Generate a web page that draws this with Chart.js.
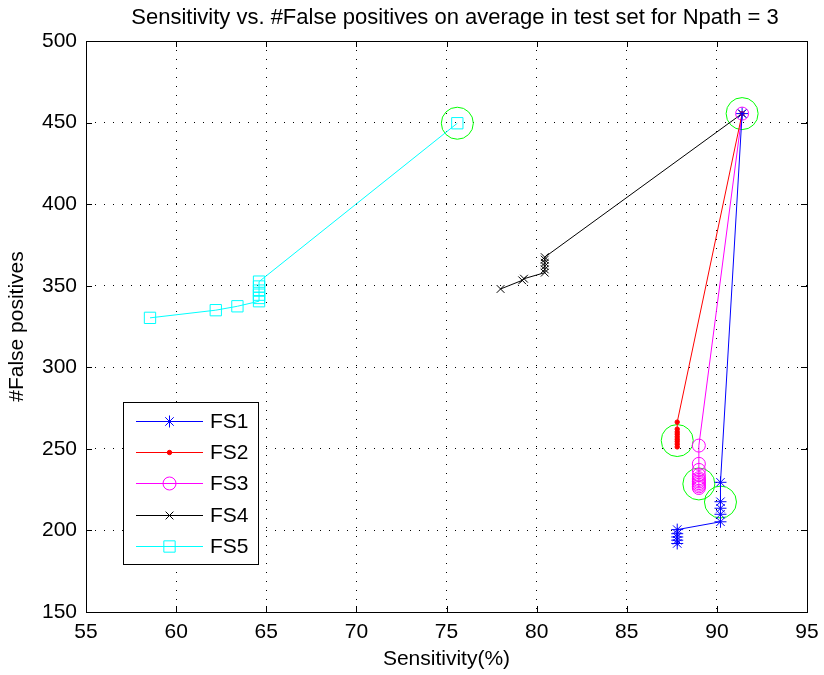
<!DOCTYPE html>
<html>
<head>
<meta charset="utf-8">
<script src="https://cdn.jsdelivr.net/npm/chart.js@4.4.1/dist/chart.umd.min.js"></script>
<style>
    html, body { margin: 0; padding: 0; background: #fff; }
    #wrap { width: 824px; height: 675px; }
</style>
</head>
<body>
<div id="wrap"><canvas id="chart" width="824" height="675"></canvas></div>
<script>
// Values
const fs1X = [87.8, 87.8, 87.8, 87.8, 87.8, 90.2, 90.2, 90.2, 90.2, 90.2, 91.4];
const fs1Y = [192, 194, 196, 198, 200.5, 205.3, 209.9, 213.6, 217.6, 229.5, 455.5];

const fs2X = [87.8, 87.8, 87.8, 87.8, 87.8, 87.8, 87.8, 87.8, 87.8, 91.4];
const fs2Y = [251.2, 252.9, 254.5, 255.9, 257.4, 259, 260.4, 262.1, 266.4, 455.5];

const fs3X = [89.0, 89.0, 89.0, 89.0, 89.0, 89.0, 89.0, 89.0, 89.0, 89.0, 89.0, 91.4];
const fs3Y = [226, 227, 228, 229, 230, 231, 232, 234, 237.1, 240.8, 252, 455.5];

const fs4X = [78.0, 79.2, 79.3, 80.45, 80.45, 80.45, 80.45, 80.45, 80.45, 91.4];
const fs4Y = [348, 353.3, 354.3, 358, 360, 362, 364, 366, 367.5, 455.5];

const fs5X = [58.55, 62.2, 63.4, 64.6, 64.6, 64.6, 64.6, 64.6, 64.6, 75.6];
const fs5Y = [330.3, 335, 337.4, 340.5, 342.5, 344.5, 347, 349.5, 352.5, 449.6];

// green highlight circles (best operating points)
const bestX = [75.6, 91.4, 87.8, 89.0, 90.2];
const bestY = [449.6, 455.5, 255.1, 228.5, 217.4];

const xTicks = [55, 60, 65, 70, 75, 80, 85, 90, 95];
const yTicks = [150, 200, 250, 300, 350, 400, 450, 500];

const TITLE = "Sensitivity vs. #False positives on average in test set for Npath = 3";
const FONT = "'Liberation Sans', Arial, Helvetica, sans-serif";

function toPoints(xs, ys) {
    return xs.map((x, i) => ({ x: x, y: ys[i] }));
}

function series(label, xs, ys, color, style, radius) {
    const filled = style === "circle" && radius < 3;
    return {
        label: label,
        data: toPoints(xs, ys),
        showLine: true,
        borderColor: color,
        backgroundColor: filled ? color : "rgba(0,0,0,0)",
        borderWidth: 1,
        pointStyle: style,
        pointRadius: radius,
        pointBorderColor: color,
        pointBorderWidth: 1,
        pointBackgroundColor: filled ? color : "rgba(0,0,0,0)"
    };
}

const datasets = [
    series("FS1", fs1X, fs1Y, "#0000ff", "star", 6),
    series("FS2", fs2X, fs2Y, "#ff0000", "circle", 2.2),
    series("FS3", fs3X, fs3Y, "#ff00ff", "circle", 6.5),
    series("FS4", fs4X, fs4Y, "#000000", "crossRot", 5.5),
    series("FS5", fs5X, fs5Y, "#00ffff", "rect", 8),
    {
        label: "best",
        data: toPoints(bestX, bestY),
        showLine: false,
        borderColor: "#00ff00",
        pointStyle: "circle",
        pointRadius: 16,
        pointBorderColor: "#00ff00",
        pointBorderWidth: 1,
        pointBackgroundColor: "rgba(0,0,0,0)"
    }
];

/* -------------------------------
   Title (centred a bit right, like MATLAB)
---------------------------------*/
const titlePlugin = {
    id: "plotTitle",
    afterDraw(chart) {
        const ctx = chart.ctx;
        ctx.save();
        ctx.fillStyle = "#000";
        ctx.font = "22px " + FONT;
        ctx.textAlign = "center";
        ctx.textBaseline = "alphabetic";
        ctx.fillText(TITLE, 455, 24);
        ctx.restore();
    }
};

/* -------------------------------
   Frame box with inward tick marks
---------------------------------*/
const framePlugin = {
    id: "frame",
    afterDatasetsDraw(chart) {
        const { ctx, chartArea: a, scales } = chart;
        ctx.save();
        ctx.strokeStyle = "#000";
        ctx.lineWidth = 1;
        ctx.setLineDash([]);
        ctx.beginPath();
        xTicks.forEach(v => {
            const px = Math.round(scales.x.getPixelForValue(v)) + 0.5;
            ctx.moveTo(px, a.bottom); ctx.lineTo(px, a.bottom - 6);
            ctx.moveTo(px, a.top); ctx.lineTo(px, a.top + 6);
        });
        yTicks.forEach(v => {
            const py = Math.round(scales.y.getPixelForValue(v)) + 0.5;
            ctx.moveTo(a.left, py); ctx.lineTo(a.left + 6, py);
            ctx.moveTo(a.right, py); ctx.lineTo(a.right - 6, py);
        });
        ctx.stroke();
        ctx.strokeRect(Math.round(a.left) + 0.5, Math.round(a.top) + 0.5,
            Math.round(a.right - a.left), Math.round(a.bottom - a.top));
        ctx.restore();
    }
};

/* -------------------------------
   Legend box inside the plot
---------------------------------*/
const boxLegendPlugin = {
    id: "boxLegend",
    afterDatasetsDraw(chart) {
        const ctx = chart.ctx;
        const left = 123, top = 402, width = 135, height = 162;
        const rowGap = 31.2, firstRow = 421;
        ctx.save();
        ctx.fillStyle = "#fff";
        ctx.fillRect(left, top, width, height);
        ctx.strokeStyle = "#000";
        ctx.lineWidth = 1;
        ctx.setLineDash([]);
        ctx.strokeRect(left + 0.5, top + 0.5, width, height);
        ctx.font = "21px " + FONT;
        ctx.textBaseline = "middle";
        datasets.slice(0, 5).forEach((ds, i) => {
            const y = Math.round(firstRow + i * rowGap) + 0.5;
            ctx.strokeStyle = ds.borderColor;
            ctx.fillStyle = ds.pointBackgroundColor;
            ctx.lineWidth = 1;
            ctx.beginPath();
            ctx.moveTo(136, y);
            ctx.lineTo(203, y);
            ctx.stroke();
            Chart.helpers.drawPoint(ctx, {
                pointStyle: ds.pointStyle,
                radius: ds.pointRadius,
                borderWidth: 1,
                rotation: 0
            }, 169.5, y);
            ctx.fillStyle = "#000";
            ctx.fillText(ds.label, 210, y + 1);
        });
        ctx.restore();
    }
};

new Chart(document.getElementById("chart").getContext("2d"), {
    type: "scatter",
    data: { datasets },
    options: {
        responsive: false,
        animation: false,
        layout: { padding: { left: 0, right: 15, top: 41, bottom: 0 } },
        plugins: {
            legend: { display: false },
            tooltip: { enabled: false },
            title: { display: false }
        },
        scales: {
            x: {
                type: "linear",
                min: 55,
                max: 95,
                afterFit: (s) => { s.height = 63; s.paddingLeft = 0; s.paddingRight = 0; },
                afterBuildTicks: (s) => { s.ticks = xTicks.map(v => ({ value: v })); },
                ticks: { color: "#000", font: { family: FONT, size: 21 }, padding: 8 },
                grid: { color: "#000", lineWidth: 1, drawTicks: false },
                border: { display: false, dash: [1, 8] },
                title: {
                    display: true,
                    text: "Sensitivity(%)",
                    color: "#000",
                    font: { family: FONT, size: 21 },
                    padding: { top: 0, bottom: 3 }
                }
            },
            y: {
                type: "linear",
                min: 150,
                max: 500,
                afterFit: (s) => { s.width = 86; s.paddingTop = 0; s.paddingBottom = 0; },
                afterBuildTicks: (s) => { s.ticks = yTicks.map(v => ({ value: v })); },
                ticks: { color: "#000", font: { family: FONT, size: 21 }, padding: 9 },
                grid: { color: "#000", lineWidth: 1, drawTicks: false },
                border: { display: false, dash: [1, 8] },
                title: {
                    display: true,
                    text: "#False positives",
                    color: "#000",
                    font: { family: FONT, size: 21 },
                    padding: { top: 5, bottom: 0 }
                }
            }
        }
    },
    plugins: [framePlugin, boxLegendPlugin, titlePlugin]
});
</script>
</body>
</html>
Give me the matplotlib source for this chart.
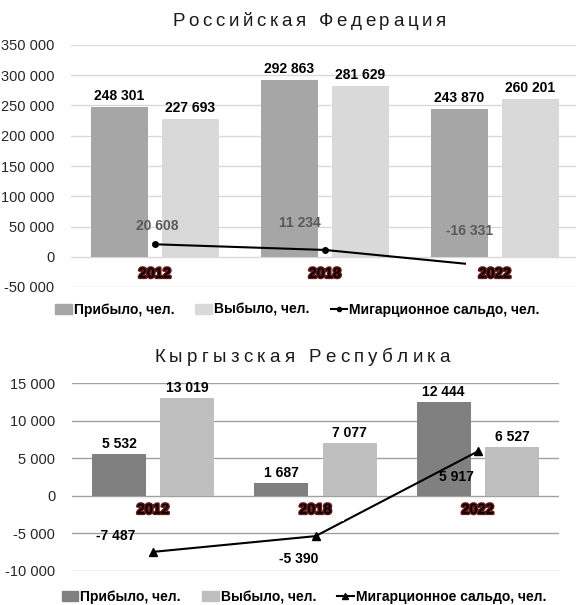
import matplotlib
matplotlib.use("Agg")
import matplotlib.pyplot as plt
import matplotlib.patheffects as pe
from matplotlib.lines import Line2D
from matplotlib.patches import Patch
from matplotlib.ticker import FuncFormatter, MultipleLocator
import numpy as np

plt.rcParams['font.family'] = ['Liberation Sans', 'DejaVu Sans']

# ---- data ----
years = ["2012", "2018", "2022"]
ru_arrived = [248301, 292863, 243870]
ru_departed = [227693, 281629, 260201]
ru_saldo = [20608, 11234, -16331]
kg_arrived = [5532, 1687, 12444]
kg_departed = [13019, 7077, 6527]
kg_saldo = [-7487, -5390, 5917]

ru_title = "Российская Федерация"
kg_title = "Кыргызская Республика"
legend_labels = ["Прибыло, чел.", "Выбыло, чел.", "Мигарционное сальдо, чел."]

W, H = 576, 605
fig = plt.figure(figsize=(W / 100, H / 100), dpi=100)


def fmt(v, pos=None):
    s = f"{abs(int(round(v))):,}".replace(",", " ")
    return ("-" if v < 0 else "") + s


def px_rect(l, t, r, b):
    return [l / W, 1 - b / H, (r - l) / W, (b - t) / H]


def spaced_text(text, cx, cy, size, target_w, color="#1a1a1a"):
    renderer = fig.canvas.get_renderer()
    def width(s):
        t = fig.text(0, 0, s, fontsize=size)
        w = t.get_window_extent(renderer).width
        t.remove()
        return w
    base = width("aa")
    ws = [width("a" + ch + "a") - base for ch in text]
    track = (target_w - sum(ws)) / (len(text) - 1)
    x = cx - target_w / 2
    for ch, w in zip(text, ws):
        fig.text(x / W, 1 - cy / H, ch, fontsize=size, ha="left", va="center", color=color)
        x += w + track


def draw_panel(rect, xlim, ylim, step, arrived, departed, saldo, c_arr, c_dep, grid_c,
               bw, off, bar_lab_off, cat_off, saldo_offsets, saldo_color, marker, msize,
               tick_color):
    ax = fig.add_axes(rect)
    x = np.arange(len(years))
    ax.bar(x - off, arrived, bw, color=c_arr, zorder=2)
    ax.bar(x + off, departed, bw, color=c_dep, zorder=2)
    ax.plot(x, saldo, color="black", lw=1.5, marker=marker, ms=msize, zorder=3)
    ax.set_xlim(*xlim)
    ax.set_ylim(*ylim)
    ax.yaxis.set_major_locator(MultipleLocator(step))
    ax.yaxis.set_major_formatter(FuncFormatter(fmt))
    ax.grid(axis="y", color=grid_c, lw=1, zorder=0)
    ax.set_axisbelow(True)
    for s in ax.spines.values():
        s.set_visible(False)
    ax.tick_params(axis="y", length=0, pad=12, labelsize=10.5, labelcolor=tick_color)
    ax.set_xticks([])
    for xi, v in zip(x - off, arrived):
        ax.annotate(fmt(v), (xi, v), xytext=(0, bar_lab_off), textcoords="offset pixels",
                    ha="center", va="center", fontsize=10, fontweight="bold", color="black")
    for xi, v in zip(x + off, departed):
        ax.annotate(fmt(v), (xi, v), xytext=(0, bar_lab_off), textcoords="offset pixels",
                    ha="center", va="center", fontsize=10, fontweight="bold", color="black")
    for xi, v, (dx, dy) in zip(x, saldo, saldo_offsets):
        ax.annotate(fmt(v), (xi, v), xytext=(dx, dy), textcoords="offset pixels",
                    ha="center", va="center", fontsize=10, fontweight="bold", color=saldo_color,
                    zorder=5)
    for xi, lab in zip(x, years):
        ax.annotate("  " + lab + "  ", (xi, 0), xytext=(0, cat_off), textcoords="offset pixels",
                    ha="center", va="center", fontsize=10.5, fontweight="bold", color="black",
                    bbox=dict(boxstyle="square,pad=0.3", fc="white", ec="none"),
                    path_effects=[pe.withStroke(linewidth=2, foreground="#6b1a1a")],
                    zorder=6, annotation_clip=False)
    return ax


# ---- top panel: Russia ----
draw_panel(px_rect(71, 45, 576, 287), (-84 / 170, 421 / 170), (-50000, 350000), 50000,
           ru_arrived, ru_departed, ru_saldo, "#a6a6a6", "#d9d9d9", "#d9d9d9",
           0.335, 0.209, 11, -17, [(2, 18), (-25, 27), (-25, 36)], "#595959", "o", 4,
           "#262626")
spaced_text(ru_title, 309, 21, 13.5, 274)

h_top = [Patch(color="#a6a6a6"), Patch(color="#d9d9d9"),
         Line2D([], [], color="black", lw=1.5, marker="o", ms=3)]
fig.legend(h_top, legend_labels, loc="center", bbox_to_anchor=(297.5 / W, 1 - 310 / H),
           ncol=3, frameon=False, prop=dict(weight="bold", size=10), handlelength=1.2,
           handletextpad=0.15, columnspacing=1.5, borderaxespad=0, borderpad=0)

# ---- bottom panel: Kyrgyzstan ----
draw_panel(px_rect(72, 383.3, 559, 570.7), (-0.5, 2.5), (-10000, 15000), 5000,
           kg_arrived, kg_departed, kg_saldo, "#808080", "#bfbfbf", "#a0a0a0",
           0.333, 0.211, 10, -14, [(-37, 16), (-17, -23), (-21, -26)], "black", "^", 6,
           "#262626")
spaced_text(kg_title, 302, 358, 13.5, 296)

h_bot = [Patch(color="#808080"), Patch(color="#bfbfbf"),
         Line2D([], [], color="black", lw=1.5, marker="^", ms=5)]
fig.legend(h_bot, legend_labels, loc="center", bbox_to_anchor=(304 / W, 1 - 597 / H),
           ncol=3, frameon=False, prop=dict(weight="bold", size=10), handlelength=1.2,
           handletextpad=0.15, columnspacing=1.5, borderaxespad=0, borderpad=0)

fig.savefig("out.png", dpi=100)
********************
_Stated exercise_
Leave the pictures out and copy exactly the lines from the one with "Give me the matplotlib source for this chart." through the one with "x += w + track", nothing more.

_Final result_
Give me the matplotlib source for this chart.
import matplotlib
matplotlib.use("Agg")
import matplotlib.pyplot as plt
import matplotlib.patheffects as pe
from matplotlib.lines import Line2D
from matplotlib.patches import Patch
from matplotlib.ticker import FuncFormatter, MultipleLocator
import numpy as np

plt.rcParams['font.family'] = ['Liberation Sans', 'DejaVu Sans']

# ---- data ----
years = ["2012", "2018", "2022"]
ru_arrived = [248301, 292863, 243870]
ru_departed = [227693, 281629, 260201]
ru_saldo = [20608, 11234, -16331]
kg_arrived = [5532, 1687, 12444]
kg_departed = [13019, 7077, 6527]
kg_saldo = [-7487, -5390, 5917]

ru_title = "Российская Федерация"
kg_title = "Кыргызская Республика"
legend_labels = ["Прибыло, чел.", "Выбыло, чел.", "Мигарционное сальдо, чел."]

W, H = 576, 605
fig = plt.figure(figsize=(W / 100, H / 100), dpi=100)


def fmt(v, pos=None):
    s = f"{abs(int(round(v))):,}".replace(",", " ")
    return ("-" if v < 0 else "") + s


def px_rect(l, t, r, b):
    return [l / W, 1 - b / H, (r - l) / W, (b - t) / H]


def spaced_text(text, cx, cy, size, target_w, color="#1a1a1a"):
    renderer = fig.canvas.get_renderer()
    def width(s):
        t = fig.text(0, 0, s, fontsize=size)
        w = t.get_window_extent(renderer).width
        t.remove()
        return w
    base = width("aa")
    ws = [width("a" + ch + "a") - base for ch in text]
    track = (target_w - sum(ws)) / (len(text) - 1)
    x = cx - target_w / 2
    for ch, w in zip(text, ws):
        fig.text(x / W, 1 - cy / H, ch, fontsize=size, ha="left", va="center", color=color)
        x += w + track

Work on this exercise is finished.